3/10/2017

One Brief Example of the Insane Hypocrisy of the GOP on the Health Care Bill

It's really one of the weirdest things in the American Health Care Act, the bullshit bill that bullshit Republicans rolled out so their bullshit president could declare that he was St. Donald fighting the Affordable Care Act dragon. From pages 10-16, the bill's authors lay out the conditions by which MegaMillions and Powerball and other winners would have to pay for their own damn health insurance. That new part takes up a tenth of the length of the entire 66 page bill that escaped Mario Kart character Sean Spicer jigged around and pointed at for its brevity, contrasting it with the monstrously huge stack of pages that make up Obamacare (yeah, the black guy's was bigger and you could do more with it).

And the lottery section is just bizarrely precise in talking about the conditions when a lottery winner wouldn't be able to get Medicaid: "a State shall, in determining such eligibility, include such winnings or income (as applicable) as income received— (I) in the month in which such winnings or income (as applicable) is received if the amount of such winnings or income is less than $80,000; (II) over a period of 2 months if the amount of such winnings or income (as applicable) is greater than or equal to $80,000 but less than $90,000; (III) over a period of 3 months if the amount of such winnings or income (as applicable) is greater than or equal to $90,000 but..." You get the idea. Obsessively detailed, no?

This is easy to mock in a "God, how fucking dumb are they?" kind of way. Except, instead, looking at why this language is in the bill reveals something just a little more sinister about the hypocrisy under which the GOP is operating to commit this health care fuckery.

One of the reasons that Republicans are desperately trying to cram the bill through like a limp cock on an unlubed asshole is because the Congressional Budget Office hasn't finished its scoring of the bill to see what its effects might be. When the CBO is done, it will likely reveal that the AHCA is, as previously mentioned, a bullshit bill that will cost a bit less money but kick millions of people off health insurance. Republicans in the House, at least, are trying to maintain the illusion that they're not just complete twat mites who want to straight up murder people to give the wealthy a tax cut, but, yeah, that's pretty much what's going on.

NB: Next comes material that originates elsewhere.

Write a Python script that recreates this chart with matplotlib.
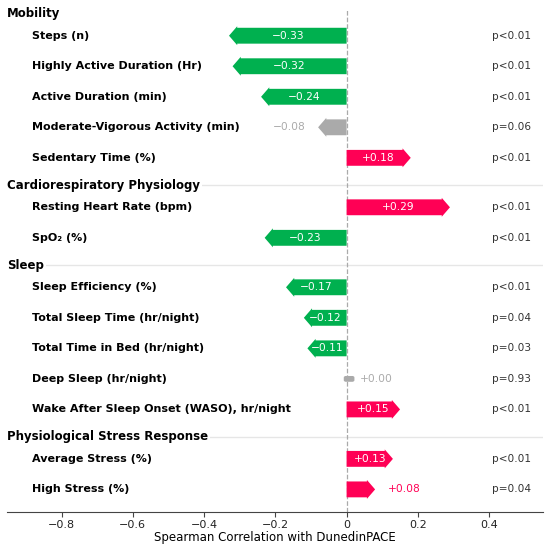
import matplotlib
matplotlib.use("Agg")
import matplotlib.pyplot as plt
from matplotlib.patches import FancyArrow, FancyBboxPatch
import matplotlib.transforms as mtransforms

# grupos y variables
grupos = ["Mobility", "Cardiorespiratory Physiology", "Sleep", "Physiological Stress Response"]
variables = [
    ["Steps (n)", "Highly Active Duration (Hr)", "Active Duration (min)",
     "Moderate-Vigorous Activity (min)", "Sedentary Time (%)"],
    ["Resting Heart Rate (bpm)", "SpO\u2082 (%)"],
    ["Sleep Efficiency (%)", "Total Sleep Time (hr/night)", "Total Time in Bed (hr/night)",
     "Deep Sleep (hr/night)", "Wake After Sleep Onset (WASO), hr/night"],
    ["Average Stress (%)", "High Stress (%)"],
]
rho = [
    [-0.33, -0.32, -0.24, -0.08, 0.18],
    [0.29, -0.23],
    [-0.17, -0.12, -0.11, 0.00, 0.15],
    [0.13, 0.08],
]
p_texto = [
    ["p<0.01", "p<0.01", "p<0.01", "p=0.06", "p<0.01"],
    ["p<0.01", "p<0.01"],
    ["p<0.01", "p=0.04", "p=0.03", "p=0.93", "p<0.01"],
    ["p<0.01", "p=0.04"],
]
p_valor = [
    [0.01, 0.01, 0.01, 0.06, 0.01],
    [0.01, 0.01],
    [0.01, 0.04, 0.03, 0.93, 0.01],
    [0.01, 0.04],
]

VERDE = "#00b04f"
ROSA = "#ff0055"
GRIS = "#aaaaaa"

fig = plt.figure(figsize=(5.5, 5.53), dpi=100)
ax = fig.add_axes([0.0127, 0.0736, 0.9745, 0.9104])

# posiciones verticales
filas_header = []
filas = []
y = 0.0
for g, vars_g in enumerate(variables):
    if g > 0:
        y += 0.9
    filas_header.append(y)
    y += 0.72
    pos_g = []
    for i in range(len(vars_g)):
        if i > 0:
            y += 1.0
        pos_g.append(y)
    filas.append(pos_g)
y_fin = y + 0.75

ax.set_xlim(-0.953, 0.551)
ax.set_ylim(y_fin, -0.16)

trans = mtransforms.blended_transform_factory(ax.transAxes, ax.transData)

ax.axvline(0, color="#aaaaaa", ls="--", lw=0.9, zorder=1)

for g, nombre in enumerate(grupos):
    yh = filas_header[g]
    if g > 0:
        ax.axhline(yh, color="#e6e6e6", lw=1, zorder=0)
    ax.text(0.0, yh, nombre, transform=trans, ha="left", va="center",
            fontsize=8.5, fontweight="bold", color="black",
            bbox=dict(facecolor="white", edgecolor="none", pad=1.5), zorder=2)

    for i, etiqueta in enumerate(variables[g]):
        yy = filas[g][i]
        v = rho[g][i]
        sig = p_valor[g][i] < 0.05
        if not sig:
            color = GRIS
        elif v < 0:
            color = VERDE
        else:
            color = ROSA

        ax.text(-0.883, yy, etiqueta, ha="left", va="center", fontsize=8,
                fontweight="bold", color="black")
        ax.text(0.517, yy, p_texto[g][i], ha="right", va="center",
                fontsize=7.6, color="#333333")

        if abs(v) < 0.005:
            ax.add_patch(FancyBboxPatch((-0.002, yy - 0.04), 0.018, 0.08,
                                        boxstyle="round,pad=0.004,rounding_size=0.004",
                                        mutation_aspect=8, facecolor=color,
                                        edgecolor=color, lw=1, zorder=3))
        else:
            ax.add_patch(FancyArrow(0, yy, v, 0, width=0.52, head_width=0.62,
                                    head_length=0.023, length_includes_head=True,
                                    facecolor=color, edgecolor="none", zorder=3))

        txt = f"{v:+.2f}".replace("-", "\u2212")
        if abs(v) >= 0.10:
            ax.text(v / 2, yy, txt, ha="center", va="center", fontsize=7.7,
                    color="white", zorder=4)
        elif v < 0:
            ax.text(v - 0.035, yy, txt, ha="right", va="center", fontsize=7.7,
                    color=color, zorder=4)
        else:
            ax.text(v + 0.037, yy, txt, ha="left", va="center", fontsize=7.7,
                    color=color, zorder=4)

ticks = [-0.8, -0.6, -0.4, -0.2, 0, 0.2, 0.4]
ax.set_xticks(ticks)
ax.set_xticklabels(["0" if t == 0 else f"{t:.1f}".replace("-", "\u2212") for t in ticks],
                   fontsize=8)
ax.set_yticks([])
for s in ["left", "top", "right"]:
    ax.spines[s].set_visible(False)
ax.spines["bottom"].set_color("#444444")
ax.tick_params(axis="x", colors="#444444", labelcolor="#222222", pad=2)
ax.set_xlabel("Spearman Correlation with DunedinPACE", fontsize=8.5, labelpad=1)

plt.savefig("out.png", dpi=100)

A cynical reader might be thinking, "Well, sure, everyone loves the CBO when it gives them the numbers they want. What's the big deal?" But that's not quite cynical enough.

See, the lottery exclusion up there was actually first brought up in 2016 because, apparently, there are enough winners to make a big damn difference: "Using the typical per capita cost for Medicaid adults, this provision would reduce direct spending by $475 million over the 2016-2026 period." You know who came up with that nearly half-billion dollars in savings because of a seemingly odd provision? The Congressional Budget Office.

That's the depth of hypocrisy occurring here. The Republicans need the CBO's figures to write their goddamn bill, but they are running scared from the CBO when it comes to the final bill's effects on Americans. That's the incredible dickishness involved here.